Ho Chi Minh City lost nearly 30 percent of its clean water in 2016 through leaking and damaged pipes

Keeping up with growth

In order to keep up with the rapid pace of urbanization and meet the target of reducing the water leakage to only 10 percent by 2020, the local utility Saigon Water Corporation (SAWACO) recently undertook a major renovation of the city’s water distribution network. Expansion of the current network capacity, integration of more isolated sections, reduction of water leakage, and real-time control and monitoring of the network conditions to prevent major disruptions are all part of the project scope.

To meet this complex target, a strategic ABB AbilityTM Symphony® Plus SCADA system has been designed. The ABB system integrates a sophisticated leakage detection and management system from the water network management company TaKaDu. The project will deploy several data collection points, such as sensors and meters for flow and pressure monitoring, to the water network and allow SAWACO to digitally monitor the network conditions in “nearly real time”. The utility will be able to continually detect, analyze and manage network events transforming that information into immediate actions to reduce the water losses.

ABB Ability Symphony® Plus is a distributed control system (DCS) especially tailored for the water and power industries. Part of the ABB AbilityTM portfolio of digital offerings, this control system adds value for customers by carefully collecting, analyzing and providing actionable insights on plant and engineering data in their systems, ultimately allowing them to lower project risk, reduce cost and throughput times and improve asset performance and profitability.

ABB’s scope of supply for this critical project includes field instrumentation and sensors that are critical components to deliver high quality data to the control system.

"Projects like Ho Chi Minh City water network show the full potential of advanced automation for all municipalities dealing with rapid expansions or aging infrastructures," comments Kevin Kosisko, Managing Director of ABB’s Power Generation & Water business. “Furthermore, the smart collection of digital data from the field will offer real-time insights on the network status, allowing for increased revenues”.

A fruitful outcome

Thanks to the digitalization of its network, the real-time knowledge of network conditions and the accurate detection of leaks, SAWACO will be able to increase the amount of water delivered to households and industries. In doing so, it will minimize the estimated 500,000 cubic meters of non-revenue water lost per day, roughly the daily capacity of a medium-sized water plant in the city.
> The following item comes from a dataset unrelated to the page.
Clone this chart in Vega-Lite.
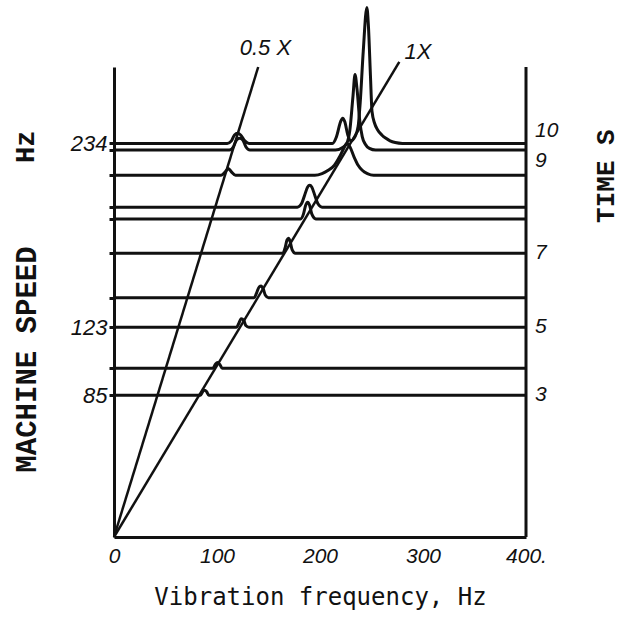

Since its launch in 2011, ABB AbilityTM Symphony® Plus has achieved more than 6,800 new installations, on top of the thousands of plants that have chosen to upgrade to this DCS. Symphony Plus is the DCS of choice for other projects in Vietnam such as the original commissioning and further extension of the Vinh Tan 4 supercritical power plant, located 250 kilometers east of Ho Chi Minh City. Upon completion, the complex will provide an additional 5,600 megawatts of electricity to the Vietnamese national grid.